Un fenomeno che si è però sgonfiato presto, facendo perdere soldi agli ultimi arrivati e facendo arricchire ulteriormente chi aveva annusato per tempo l’aria. Ma, a differenza di quanto sostengono i suoi numerosi detrattori, il bitcoin non è ancora morto. Pur avendo perso da dicembre 2017 circa il 70 per cento del suo valore, da diverse settimane viene quotato poco sopra i seimila dollari e, almeno per ora, sembra avere perso l’estrema volatilità che l’aveva caratterizzato fino alla scorsa estate.

Inoltre la tecnologia sottostante, vale a dire la blockchain, secondo alcuni è destinata a eguagliare (o addirittura a superare) l’impatto che ebbe l’avvento del Web. I registri distribuiti sono infatti sempre più studiati dalle grandi aziende, ad esempio, come metodi alternativi per tracciare le merci e ottimizzare i costi, grazie alle loro caratteristiche di trasparenza e di immutabilità dei dati memorizzati. Si è aperta l’era del cosiddetto Internet of valure.

I pionieri della materia ricordano però in questi giorni alcune date entrate ormai nella storia delle criptovalute, come il 22 maggio 2010, quando il programmatore Laszlo Hanyecz offrì diecimila bitcoin a chiunque gli avesse portato una pizza a casa. Allora il conto fu di 25 dollari, ma al cambio di oggi il valore della transazione sarebbe di circa 63 milioni. Non a caso ogni anno il 22 maggio si celebra il “Bitcoin Pizza Day”, proprio per ricordare quello sfortunato evento.

 

 

Sfortunato (per Hanyecz), ma sicuramente significativo se si guarda alla possibilità di utilizzare la creazione di Satoshi Nakamoto come mezzo di scambio, che dovrebbe essere la caratteristica principe delle monete tradizionali.

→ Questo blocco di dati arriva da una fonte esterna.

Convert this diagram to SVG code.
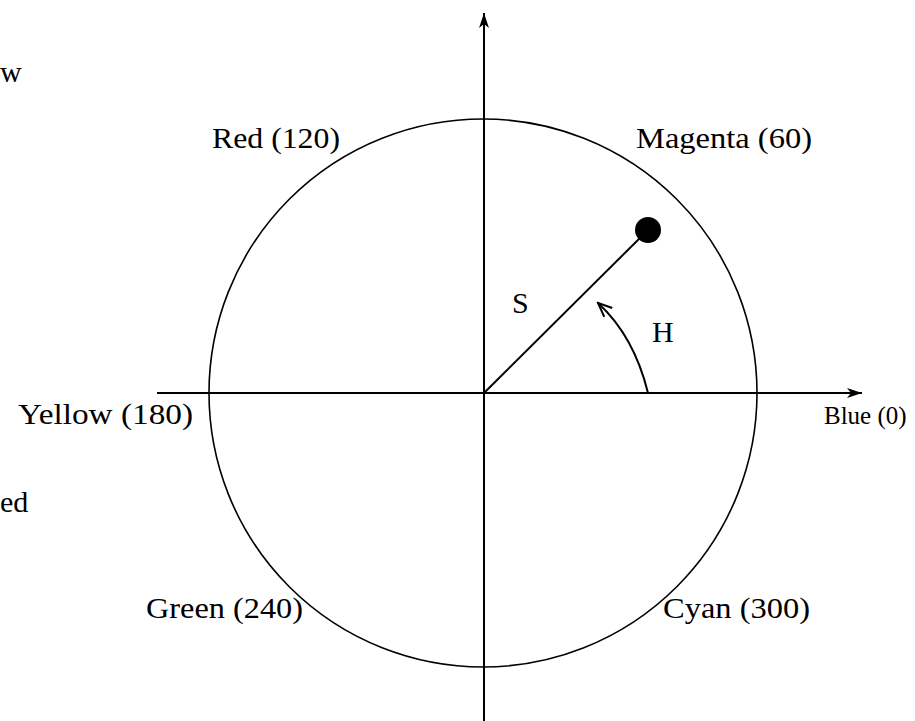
<svg xmlns="http://www.w3.org/2000/svg" width="915" height="721" viewBox="0 0 915 721">
<defs>
<style>
.t{font-family:"Liberation Serif","Times New Roman",serif;font-size:30px;fill:#000}
.ln{stroke:#000;stroke-width:2;fill:none}
</style>
<marker id="ah" markerWidth="16" markerHeight="12" refX="15" refY="6" orient="auto" markerUnits="userSpaceOnUse">
<path d="M0,1 L15,6 L0,11 L4,6 Z" fill="#000"/>
</marker>
<marker id="ah2" markerWidth="16" markerHeight="14" refX="14" refY="7" orient="auto" markerUnits="userSpaceOnUse">
<path d="M0,1 L14,7 L0,13" fill="none" stroke="#000" stroke-width="2"/>
</marker>
</defs>
<rect width="915" height="721" fill="#fff"/>
<g id="connectors">
<line class="ln" x1="157" y1="393" x2="862" y2="393" marker-end="url(#ah)"/>
<line class="ln" x1="484" y1="721" x2="484" y2="13" marker-end="url(#ah)"/>
<line class="ln" x1="484" y1="393" x2="648" y2="230" stroke-width="1.5"/>
<path class="ln" d="M648,393 Q634,336 598,303" stroke-width="1.8" marker-end="url(#ah2)"/>
</g>
<g id="circle"><circle cx="483" cy="393" r="274" fill="none" stroke="#000" stroke-width="1.6"/></g>
<g id="point"><circle cx="648" cy="230" r="13" fill="#000"/></g>
<g id="labels">
<text class="t" x="212" y="148" textLength="128" lengthAdjust="spacingAndGlyphs">Red (120)</text>
<text class="t" x="636" y="148" textLength="176" lengthAdjust="spacingAndGlyphs">Magenta (60)</text>
<text class="t" x="18" y="424" textLength="175" lengthAdjust="spacingAndGlyphs">Yellow (180)</text>
<text class="t" x="824" y="424" style="font-size:25px">Blue (0)</text>
<text class="t" x="146" y="618" textLength="157" lengthAdjust="spacingAndGlyphs">Green (240)</text>
<text class="t" x="663" y="618" textLength="147" lengthAdjust="spacingAndGlyphs">Cyan (300)</text>
<text class="t" x="512" y="313">S</text>
<text class="t" x="652" y="342">H</text>
<text class="t" x="0" y="82">w</text>
<text class="t" x="0" y="512">ed</text>
</g>
</svg>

Una promessa finora ampiamente disattesa dalle criptovalute, in quanto gli investitori (soprattutto quelli piccoli) sperano che un nuovo rally possa trasformarli nottetempo in milionari.

Sempre che i crack degli exchange, come quello di Mtgox del 2014, non contribuiscano invece a farli impoverire. Attualmente circolano circa 17,3 milioni di bitcoin, per una capitalizzazione di mercato di 109 miliardi di dollari. Inezie, se si pensa che la sola Apple ha passato quest’estate la soglia dei mille miliardi di valore. Complessivamente, tutte le criptovalute hanno una capitalizzazione di poco superiore ai 202 miliardi, con la creatura di Nakamoto che la fa da padrone. Seguono Ethereum, considerata una prima evoluzione tecnologica del bitcoin (20,3 miliardi) e Ripple (17,7 miliardi).

Come saranno i prossimi dieci anni dell’oro digitale? Difficile dirlo. I sostenitori mainstream delle criptovalute spingono per una maggiore regolamentazione, che permetterebbe di far uscire il bitcoin dall’alone di illegalità e mistero che ancora lo circonda (aprendo così di conseguenza le porte agli investitori istituzionali, come i grandi fondi di investimento).

La community di appassionati e programmatori che cura il codice del bitcoin, invece, vedrebbe una maggiore popolarità della moneta come un tradimento dei sogni originali di Nakamoto, che teoricamente non aveva pensato a questo strumento come mezzo per arricchirsi ma per proporre un’alternativa al sistema bancario.

Le aziende, come detto, stanno testando la fattibilità della blockchain in produzione. Infine, governi ed enti regolatori non sono ancora riusciti a muoversi in modo coordinato, reagendo scompostamente alle notizie che provenivano dall’attualità: dal divieto di transazioni emanato dalla Cina sin dal 2013 agli strali di colossi del credito come Jp Morgan.

Per non parlare degli ultimi studi scientifici, che sottolineano come l’estrazione del bitcoin (il mining) sia in grado di far aumentare la temperatura globale di due gradi entro il 2023. Al momento, quindi, la strada per il successo dell’oro digitale è tutta in salita. Ma, sotto diversi punti di vista, l’idea originaria di Nakamoto è geniale e porta con sé evidenti segni di una rivoluzione in fieri. Buon compleanno bitcoin.